Davis and partner Matt Wolke decided in the beginning that if they couldn’t get enough support to run a viable campaign, they wouldn’t do it. But, Davis said, he encountered no resistance, and his campaign was supported entirely by the community. He and Wolke, a detective with the gang unit in the sheriff’s department, didn’t have to mortgage their home to stay in the game.

Setbacks for gay rights in New Mexico made Davis wary as he considered a run back in November. "We had concerns about whether an openly gay candidate could run in a position like this," one that is defined by a traditional stereotype of masculinity, he said. But a sheriff can’t give equality rights or take them away, Davis pointed out. "It’s harder to attack a candidate for how they conduct themselves at home and within their family when that doesn’t affect their ability to do their job, and that’s not in their job description."

The campaign hit a turning point when Davis got the endorsement of the Gay and Lesbian Victory Fund, which backs openly LGBT candidates who, it specifies on its
website, "can win."

"That was the seal of approval saying we were viable not because I was gay but because I had a good campaign going and happened to be gay." That resonated with voters who didn’t care either way, he added. "I hope in all of this that we struck a chord, and we proved that Bernalillo County is able to run an openly gay candidate and not make sexuality an issue."

Davis said he knew it was the right time to run because the sheriff’s department needs a more progressive plan. "The old way, putting everyone in jail and throwing away the key, just wasn’t working," he said. Davis has been a spokesperson for the District Attorney’s Office since 2009. Before that, he was a lieutenant with the UNM police force for four years and was, at one point or another, responsible for all security services on campus. Before that, he was a street cop in Washington, D.C. "That was my favorite job I’ve ever had," he said. "Every day was almost like an episode of ‘COPS.’ In D.C., there was always something weird going on. When I was a young, new cop and wanted to get involved in everything possible, that was the place to do everything from homicide to traffic tickets."

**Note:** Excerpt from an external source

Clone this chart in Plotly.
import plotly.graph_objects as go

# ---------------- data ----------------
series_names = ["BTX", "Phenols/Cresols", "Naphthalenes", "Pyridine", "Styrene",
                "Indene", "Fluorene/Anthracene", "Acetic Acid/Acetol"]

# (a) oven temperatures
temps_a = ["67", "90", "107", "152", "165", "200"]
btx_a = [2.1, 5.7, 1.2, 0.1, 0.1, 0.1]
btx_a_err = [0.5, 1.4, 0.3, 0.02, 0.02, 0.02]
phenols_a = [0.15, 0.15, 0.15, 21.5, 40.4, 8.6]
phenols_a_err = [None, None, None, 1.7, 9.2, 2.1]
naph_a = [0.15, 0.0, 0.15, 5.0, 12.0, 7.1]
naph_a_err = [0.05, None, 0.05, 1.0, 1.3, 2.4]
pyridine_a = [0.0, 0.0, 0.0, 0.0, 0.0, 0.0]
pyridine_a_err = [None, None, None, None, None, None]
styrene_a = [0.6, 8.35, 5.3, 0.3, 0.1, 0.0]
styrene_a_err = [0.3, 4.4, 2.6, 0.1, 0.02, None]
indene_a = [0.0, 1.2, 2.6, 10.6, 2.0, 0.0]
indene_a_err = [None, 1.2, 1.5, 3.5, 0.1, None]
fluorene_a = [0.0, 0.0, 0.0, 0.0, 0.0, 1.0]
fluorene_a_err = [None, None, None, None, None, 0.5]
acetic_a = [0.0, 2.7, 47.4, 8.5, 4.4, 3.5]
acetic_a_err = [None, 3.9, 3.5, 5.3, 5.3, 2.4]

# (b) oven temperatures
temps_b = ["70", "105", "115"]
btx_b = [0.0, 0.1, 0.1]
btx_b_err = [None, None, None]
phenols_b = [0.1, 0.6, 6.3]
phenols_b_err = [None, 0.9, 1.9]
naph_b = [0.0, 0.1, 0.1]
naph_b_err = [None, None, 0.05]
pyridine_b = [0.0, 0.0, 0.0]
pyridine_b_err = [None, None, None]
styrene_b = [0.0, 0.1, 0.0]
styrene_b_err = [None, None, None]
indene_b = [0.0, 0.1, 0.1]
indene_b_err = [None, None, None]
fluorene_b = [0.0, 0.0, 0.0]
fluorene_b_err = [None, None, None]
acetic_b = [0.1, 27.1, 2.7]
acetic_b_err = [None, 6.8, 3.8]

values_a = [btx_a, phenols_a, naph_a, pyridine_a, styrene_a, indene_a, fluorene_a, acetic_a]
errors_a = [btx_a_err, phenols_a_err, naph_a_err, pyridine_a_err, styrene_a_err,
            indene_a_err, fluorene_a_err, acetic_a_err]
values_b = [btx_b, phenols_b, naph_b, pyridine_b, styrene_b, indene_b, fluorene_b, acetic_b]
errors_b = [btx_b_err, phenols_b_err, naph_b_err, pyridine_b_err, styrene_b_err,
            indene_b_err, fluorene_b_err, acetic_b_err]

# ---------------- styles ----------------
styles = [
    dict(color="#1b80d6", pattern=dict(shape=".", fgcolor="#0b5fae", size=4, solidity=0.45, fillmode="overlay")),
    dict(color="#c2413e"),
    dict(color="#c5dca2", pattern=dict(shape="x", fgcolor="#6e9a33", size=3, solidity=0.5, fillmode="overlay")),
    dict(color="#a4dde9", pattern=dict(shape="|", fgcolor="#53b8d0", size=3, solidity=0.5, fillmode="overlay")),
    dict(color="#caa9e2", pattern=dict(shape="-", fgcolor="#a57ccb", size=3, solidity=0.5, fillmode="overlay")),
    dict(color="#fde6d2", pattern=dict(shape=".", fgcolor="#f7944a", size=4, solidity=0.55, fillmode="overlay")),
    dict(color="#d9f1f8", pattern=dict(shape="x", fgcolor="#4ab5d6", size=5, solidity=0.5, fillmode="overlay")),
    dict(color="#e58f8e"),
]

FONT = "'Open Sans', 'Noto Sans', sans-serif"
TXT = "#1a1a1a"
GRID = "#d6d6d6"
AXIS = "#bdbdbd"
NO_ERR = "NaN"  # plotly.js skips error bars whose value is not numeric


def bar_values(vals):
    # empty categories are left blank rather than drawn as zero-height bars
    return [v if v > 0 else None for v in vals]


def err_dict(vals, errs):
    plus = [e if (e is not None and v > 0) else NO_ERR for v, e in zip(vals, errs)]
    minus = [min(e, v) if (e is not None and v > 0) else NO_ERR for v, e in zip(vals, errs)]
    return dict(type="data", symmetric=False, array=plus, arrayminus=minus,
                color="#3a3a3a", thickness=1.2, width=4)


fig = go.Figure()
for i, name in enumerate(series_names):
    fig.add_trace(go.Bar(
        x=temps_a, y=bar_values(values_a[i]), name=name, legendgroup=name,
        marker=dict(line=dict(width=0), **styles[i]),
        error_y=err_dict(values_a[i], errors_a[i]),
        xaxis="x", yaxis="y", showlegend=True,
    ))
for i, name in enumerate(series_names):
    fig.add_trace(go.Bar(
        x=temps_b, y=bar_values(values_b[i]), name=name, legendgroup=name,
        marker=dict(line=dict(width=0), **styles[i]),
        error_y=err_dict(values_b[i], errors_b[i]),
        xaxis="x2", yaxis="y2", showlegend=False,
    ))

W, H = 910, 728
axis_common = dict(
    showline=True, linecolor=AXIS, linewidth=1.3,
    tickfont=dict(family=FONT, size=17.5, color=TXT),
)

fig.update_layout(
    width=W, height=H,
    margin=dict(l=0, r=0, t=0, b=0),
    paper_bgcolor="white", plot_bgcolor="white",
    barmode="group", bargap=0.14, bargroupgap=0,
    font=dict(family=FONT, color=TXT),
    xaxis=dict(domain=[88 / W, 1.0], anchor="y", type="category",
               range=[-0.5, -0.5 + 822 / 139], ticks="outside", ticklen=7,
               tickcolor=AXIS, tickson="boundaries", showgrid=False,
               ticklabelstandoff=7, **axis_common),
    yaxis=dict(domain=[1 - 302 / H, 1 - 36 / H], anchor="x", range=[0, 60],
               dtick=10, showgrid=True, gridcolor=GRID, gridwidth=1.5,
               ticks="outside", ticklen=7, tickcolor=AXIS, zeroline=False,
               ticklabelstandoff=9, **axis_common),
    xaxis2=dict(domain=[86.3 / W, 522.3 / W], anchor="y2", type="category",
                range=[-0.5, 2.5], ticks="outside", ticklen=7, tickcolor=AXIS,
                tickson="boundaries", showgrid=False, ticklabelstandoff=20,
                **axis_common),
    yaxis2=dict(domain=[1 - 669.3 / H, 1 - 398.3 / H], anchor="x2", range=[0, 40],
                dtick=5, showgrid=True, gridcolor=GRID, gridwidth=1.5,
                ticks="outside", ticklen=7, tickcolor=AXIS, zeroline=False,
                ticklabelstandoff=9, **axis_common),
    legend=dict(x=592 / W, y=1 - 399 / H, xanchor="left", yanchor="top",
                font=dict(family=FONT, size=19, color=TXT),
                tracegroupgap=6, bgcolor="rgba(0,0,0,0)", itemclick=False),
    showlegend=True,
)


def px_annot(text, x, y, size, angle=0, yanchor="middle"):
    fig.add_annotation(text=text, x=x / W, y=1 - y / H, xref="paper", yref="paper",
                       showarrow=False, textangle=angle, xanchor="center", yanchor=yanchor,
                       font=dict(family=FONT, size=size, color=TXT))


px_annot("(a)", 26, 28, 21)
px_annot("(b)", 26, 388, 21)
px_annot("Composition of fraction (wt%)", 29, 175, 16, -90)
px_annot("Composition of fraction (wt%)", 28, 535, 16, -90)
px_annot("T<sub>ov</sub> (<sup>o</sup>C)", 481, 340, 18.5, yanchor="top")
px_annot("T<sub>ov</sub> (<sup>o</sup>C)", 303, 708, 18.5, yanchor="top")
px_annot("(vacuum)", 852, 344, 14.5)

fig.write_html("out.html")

At 31, Davis was young for a sheriff’s candidate. He favors a forward-thinking approach to law enforcement, he said. These days, only a small part of what street cops do is put bad guys in jail, Davis said, and the rest is social work—counseling families, taking care of kids in schools, preventing gang activity and building neighborhood coalitions. "That’s really where law enforcement has moved here in Albuquerque and across the nation. We are changing." Punishment is no longer enough, he said, and sometimes the way to reduce crime is to understand the motives that feed it.

The ideas and the candidate might seem too liberal for a law-and-order position in Bernalillo County, but the race came down to just a few hundred votes. As the Tuesday, June 1, primary wore on, anxious Davis supporters watched numbers stay close until the end. Davis was neck and neck with Sheriff Gonzales and candidate Marie Sisi Miranda.

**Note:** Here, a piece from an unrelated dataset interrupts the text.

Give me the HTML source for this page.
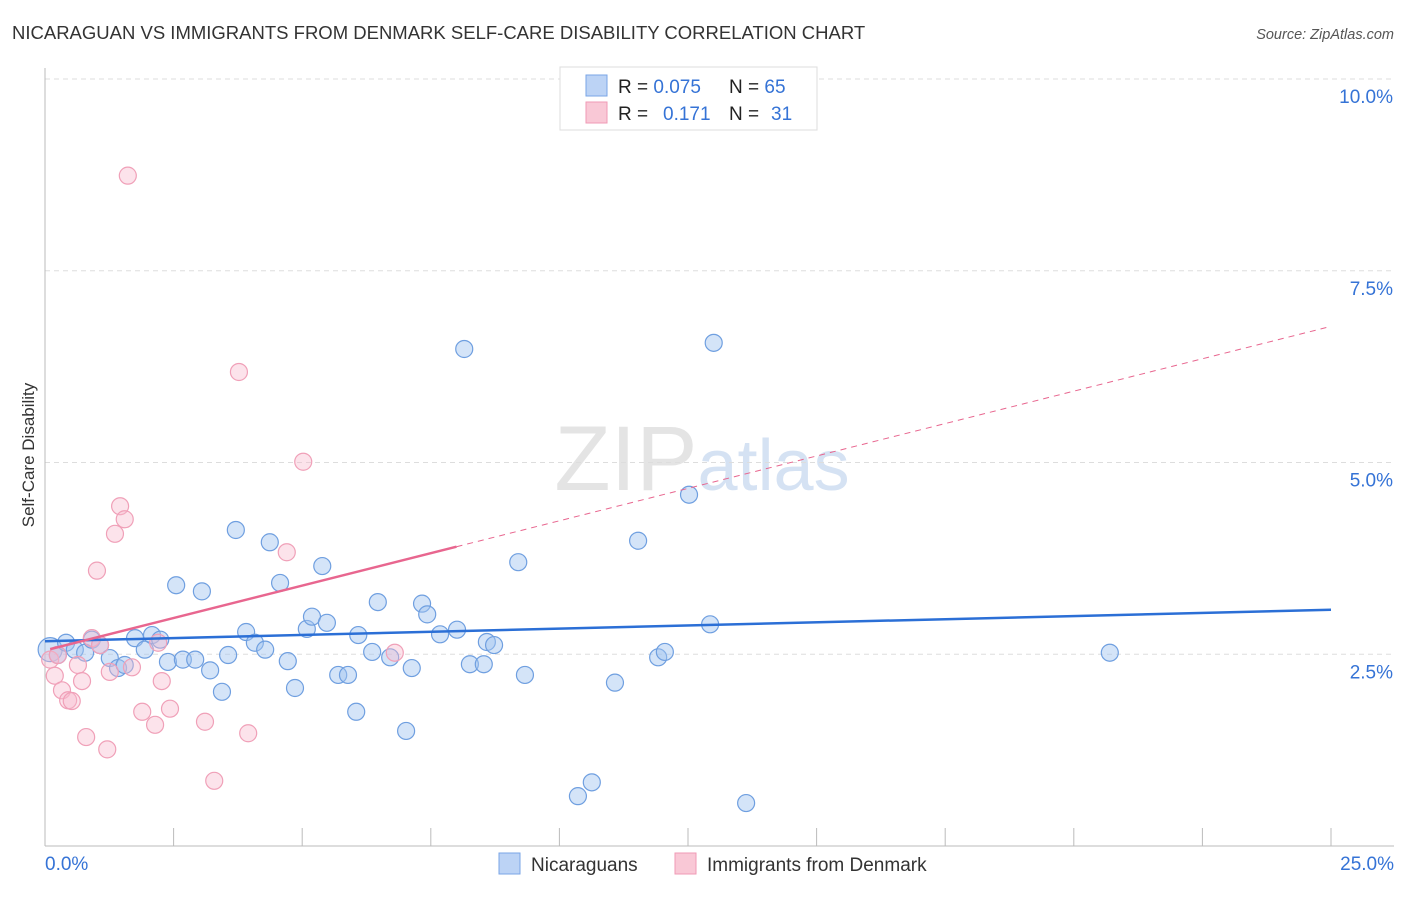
<!DOCTYPE html>
<html><head><meta charset="utf-8">
<style>
body{margin:0;background:#fff;font-family:"Liberation Sans",sans-serif;}
svg text{font-family:"Liberation Sans",sans-serif;}
</style></head>
<body>
<svg id="chart" width="1406" height="892" xmlns="http://www.w3.org/2000/svg">
<text x="12" y="39" font-size="18.5" fill="#333">NICARAGUAN VS IMMIGRANTS FROM DENMARK SELF-CARE DISABILITY CORRELATION CHART</text>
<text x="1394" y="39" font-size="14.5" fill="#555" font-style="italic" text-anchor="end">Source: ZipAtlas.com</text>
<text x="702" y="490" font-size="92" fill="#e4e4e4" text-anchor="middle" font-family="Liberation Serif"><tspan>ZIP</tspan><tspan fill="#d5e2f3" font-family="Liberation Sans" font-size="72">atlas</tspan></text>
<text transform="translate(34,455) rotate(-90)" font-size="17" fill="#333" text-anchor="middle">Self-Care Disability</text>
<g id="grid"></g>
<g id="axes"></g>
<g id="marks"></g>
<g>
<rect x="560" y="67" width="257" height="63" fill="#fff" stroke="#ddd"/>
<rect x="586" y="75" width="21" height="21" fill="#bcd3f5" stroke="#7aa5e6"/>
<rect x="586" y="102" width="21" height="21" fill="#f9c8d6" stroke="#f09ab5"/>
<text x="618" y="93" font-size="19" fill="#222">R = <tspan fill="#3573d6">0.075</tspan><tspan x="729">N = </tspan><tspan fill="#3573d6">65</tspan></text>
<text x="618" y="120" font-size="19" fill="#222">R = <tspan x="663" fill="#3573d6">0.171</tspan><tspan x="729">N = </tspan><tspan x="771" fill="#3573d6">31</tspan></text>
</g>
<g>
<rect x="499" y="853" width="21" height="21" fill="#bcd3f5" stroke="#7aa5e6"/>
<text x="531" y="871" font-size="19" fill="#333">Nicaraguans</text>
<rect x="675" y="853" width="21" height="21" fill="#f9c8d6" stroke="#f09ab5"/>
<text x="707" y="871" font-size="19" fill="#333">Immigrants from Denmark</text>
</g>
</svg>
<script>
const yTicks=[2.5,5.0,7.5,10.0];
const yTickLabels=["2.5%","5.0%","7.5%","10.0%"];
const xTickLabels=["0.0%","25.0%"];
const blueX=[0.10,0.25,0.41,0.58,0.78,0.91,1.07,1.26,1.42,1.55,1.75,1.94,2.08,2.24,2.39,2.55,2.68,2.92,3.05,3.21,3.44,3.56,3.71,3.91,4.08,4.28,4.37,4.57,4.72,4.86,5.09,5.19,5.39,5.48,5.70,5.89,6.05,6.09,6.36,6.47,6.71,7.02,7.13,7.33,7.43,7.68,8.01,8.15,8.26,8.53,8.59,8.73,9.20,9.33,10.36,10.63,11.08,11.53,11.92,12.05,12.52,12.93,13.00,13.63,20.70];
const blueY=[2.56,2.49,2.65,2.56,2.52,2.69,2.62,2.45,2.32,2.36,2.71,2.56,2.75,2.69,2.40,3.40,2.43,2.43,3.32,2.29,2.01,2.49,4.12,2.79,2.65,2.56,3.96,3.43,2.41,2.06,2.83,2.99,3.65,2.91,2.23,2.23,1.75,2.75,2.53,3.18,2.46,1.50,2.32,3.16,3.02,2.76,2.82,6.48,2.37,2.37,2.66,2.62,3.70,2.23,0.65,0.83,2.13,3.98,2.46,2.53,4.58,2.89,6.56,0.56,2.52];
const pinkX=[0.10,0.19,0.25,0.33,0.45,0.52,0.64,0.72,0.80,0.91,1.01,1.07,1.21,1.26,1.36,1.46,1.55,1.61,1.69,1.89,2.14,2.20,2.27,2.43,3.11,3.29,3.77,3.95,4.70,5.02,6.80];
const pinkY=[2.43,2.22,2.49,2.03,1.90,1.89,2.36,2.15,1.42,2.71,3.59,2.62,1.26,2.27,4.07,4.43,4.26,8.74,2.33,1.75,1.58,2.65,2.15,1.79,1.62,0.85,6.18,1.47,3.83,5.01,2.52];
const blueTrend=[2.67,3.08];
const pinkTrend=[2.55,0.169];
const NS="http://www.w3.org/2000/svg";
function X(v){return 45+v*51.44;}
function Y(v){return 846-v*76.7;}
function mk(tag,attrs,parent){const e=document.createElementNS(NS,tag);for(const k in attrs)e.setAttribute(k,attrs[k]);parent.appendChild(e);return e;}
const grid=document.getElementById('grid'),axes=document.getElementById('axes'),marks=document.getElementById('marks');
yTicks.forEach((t,i)=>{
 const l=mk('line',{x1:45,x2:1394,y1:Y(t),y2:Y(t),stroke:'#ddd','stroke-dasharray':'5,4'},grid);
 
 
 const tx=mk('text',{x:1393,y:Y(t)+24,'font-size':19,fill:'#3573d6','text-anchor':'end'},axes);
 tx.textContent=yTickLabels[i];
 
 
});
const ax=mk('line',{x1:45,x2:1394,y1:846,y2:846,stroke:'#bbb'},axes);


const ay=mk('line',{x1:45,x2:45,y1:68,y2:846,stroke:'#bbb'},axes);


for(let i=0;i<=10;i++){
 const t=mk('line',{x1:X(i*2.5),x2:X(i*2.5),y1:828,y2:846,stroke:'#bbb'},axes);
 
 
}
const xl0=mk('text',{x:45,y:870,'font-size':19,fill:'#3573d6'},axes);
xl0.textContent=xTickLabels[0];


const xl1=mk('text',{x:1394,y:870,'font-size':19,fill:'#3573d6','text-anchor':'end'},axes);
xl1.textContent=xTickLabels[1];


blueX.forEach((v,i)=>{
 const c=mk('circle',{cx:X(v),cy:Y(blueY[i]),r:i===0?12:8.5,fill:'rgba(160,195,240,0.45)',stroke:'#6f9fe0','stroke-width':1.2},marks);
 
 
});
pinkX.forEach((v,i)=>{
 const c=mk('circle',{cx:X(v),cy:Y(pinkY[i]),r:8.5,fill:'rgba(248,185,205,0.4)',stroke:'#f0a0b8','stroke-width':1.2},marks);
 
 
});
const bt=mk('line',{x1:X(0),y1:Y(blueTrend[0]),x2:X(25),y2:Y(blueTrend[1]),stroke:'#2b6fd6','stroke-width':2.5},marks);


const pt=mk('line',{x1:X(0.1),y1:Y(pinkTrend[0]+pinkTrend[1]*0.1),x2:X(8),y2:Y(pinkTrend[0]+pinkTrend[1]*8),stroke:'#e8668f','stroke-width':2.5},marks);


const pd=mk('line',{x1:X(8),y1:Y(pinkTrend[0]+pinkTrend[1]*8),x2:X(25),y2:Y(pinkTrend[0]+pinkTrend[1]*25),stroke:'#e8668f','stroke-width':1,'stroke-dasharray':'6,5'},marks);


</script>
</body></html>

Davis wasn’t ready to admit defeat until about 10:30 p.m. When all was said and done, Gonzales won with about 27 percent of the vote; Miranda came in with around 24 percent and Davis managed 21 percent. (See results
here.)

"I don’t know how I feel about having lost," he said, taking in the final tallies. "But I will say I’m proud we ran. If it opens the door for the next person to say, ‘He did it. I can do it,’ it’s worth every volunteer hour and dollar."

He hasn’t made any future political plans, but he said he’s never burned a bridge. "Who knows what’s next?"

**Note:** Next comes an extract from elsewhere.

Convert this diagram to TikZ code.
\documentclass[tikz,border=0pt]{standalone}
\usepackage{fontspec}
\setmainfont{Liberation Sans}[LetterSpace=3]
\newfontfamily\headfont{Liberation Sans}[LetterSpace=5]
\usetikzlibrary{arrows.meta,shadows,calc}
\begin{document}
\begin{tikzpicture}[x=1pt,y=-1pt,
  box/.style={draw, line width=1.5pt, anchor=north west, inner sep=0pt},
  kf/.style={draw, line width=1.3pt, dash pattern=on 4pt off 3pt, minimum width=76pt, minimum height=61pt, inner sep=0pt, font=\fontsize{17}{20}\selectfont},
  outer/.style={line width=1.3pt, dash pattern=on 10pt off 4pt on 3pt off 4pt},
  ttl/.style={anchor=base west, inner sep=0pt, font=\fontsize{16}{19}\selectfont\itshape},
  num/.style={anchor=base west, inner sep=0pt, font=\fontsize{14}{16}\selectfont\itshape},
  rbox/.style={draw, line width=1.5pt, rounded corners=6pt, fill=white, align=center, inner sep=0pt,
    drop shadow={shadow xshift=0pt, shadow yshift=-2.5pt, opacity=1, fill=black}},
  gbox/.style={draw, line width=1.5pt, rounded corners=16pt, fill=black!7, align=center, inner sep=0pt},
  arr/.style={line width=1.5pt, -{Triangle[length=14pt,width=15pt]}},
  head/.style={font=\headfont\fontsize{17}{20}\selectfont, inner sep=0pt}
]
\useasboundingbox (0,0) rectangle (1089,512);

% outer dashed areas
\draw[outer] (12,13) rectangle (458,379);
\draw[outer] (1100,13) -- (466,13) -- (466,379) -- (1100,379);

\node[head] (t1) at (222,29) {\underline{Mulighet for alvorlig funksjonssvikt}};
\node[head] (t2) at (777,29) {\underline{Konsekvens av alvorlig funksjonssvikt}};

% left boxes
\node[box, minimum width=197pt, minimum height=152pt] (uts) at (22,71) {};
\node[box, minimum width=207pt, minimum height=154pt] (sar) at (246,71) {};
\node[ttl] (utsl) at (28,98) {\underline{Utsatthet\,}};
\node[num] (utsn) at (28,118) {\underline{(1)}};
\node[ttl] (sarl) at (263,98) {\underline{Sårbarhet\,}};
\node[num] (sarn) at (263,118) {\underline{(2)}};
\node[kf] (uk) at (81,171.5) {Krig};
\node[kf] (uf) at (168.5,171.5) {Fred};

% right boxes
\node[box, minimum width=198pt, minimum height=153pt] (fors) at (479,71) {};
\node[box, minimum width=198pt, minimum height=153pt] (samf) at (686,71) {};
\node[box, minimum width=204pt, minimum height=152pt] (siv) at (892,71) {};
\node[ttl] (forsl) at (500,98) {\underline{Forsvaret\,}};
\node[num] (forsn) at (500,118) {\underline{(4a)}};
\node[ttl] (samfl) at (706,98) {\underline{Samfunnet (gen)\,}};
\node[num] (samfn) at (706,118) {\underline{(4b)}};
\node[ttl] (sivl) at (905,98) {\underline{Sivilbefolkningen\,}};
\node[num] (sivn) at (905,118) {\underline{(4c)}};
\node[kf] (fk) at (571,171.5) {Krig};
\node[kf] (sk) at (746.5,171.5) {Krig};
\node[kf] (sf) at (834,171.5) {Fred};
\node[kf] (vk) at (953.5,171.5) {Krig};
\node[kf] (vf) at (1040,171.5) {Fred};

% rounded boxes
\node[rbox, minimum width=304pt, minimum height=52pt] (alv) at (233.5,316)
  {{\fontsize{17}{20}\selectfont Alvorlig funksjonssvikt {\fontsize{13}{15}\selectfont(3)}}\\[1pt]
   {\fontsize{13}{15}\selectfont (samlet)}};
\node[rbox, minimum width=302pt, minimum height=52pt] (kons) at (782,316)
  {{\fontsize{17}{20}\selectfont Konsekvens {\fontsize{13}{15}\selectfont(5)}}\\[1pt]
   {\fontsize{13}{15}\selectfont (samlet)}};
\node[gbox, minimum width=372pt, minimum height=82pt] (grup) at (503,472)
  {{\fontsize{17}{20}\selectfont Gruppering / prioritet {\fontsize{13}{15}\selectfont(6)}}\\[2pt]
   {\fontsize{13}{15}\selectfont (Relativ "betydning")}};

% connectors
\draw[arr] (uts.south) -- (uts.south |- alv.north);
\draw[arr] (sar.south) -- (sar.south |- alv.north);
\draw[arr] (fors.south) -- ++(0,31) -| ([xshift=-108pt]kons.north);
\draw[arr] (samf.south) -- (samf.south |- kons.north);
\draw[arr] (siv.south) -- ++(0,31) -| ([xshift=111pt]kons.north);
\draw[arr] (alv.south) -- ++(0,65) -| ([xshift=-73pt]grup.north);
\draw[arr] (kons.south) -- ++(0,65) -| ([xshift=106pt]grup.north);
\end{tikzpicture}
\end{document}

So what does Davis think of the remaining candidates who will face off in the Nov. 2 election? Sheriff Manny Gonzales believes in the department, Davis said, and "absolutely has his heart in this race." Dan Houston, the Republican candidate, has been endorsed by Arizona Sheriff Joe Arpaio, who’s done numerous sweeps in the Hispanic neighborhoods of Maricopa County looking for undocumented immigrants. "It will make for a very interesting race," with little gray area, Davis said. "Voters are not going to be able to say, I just can’t decide."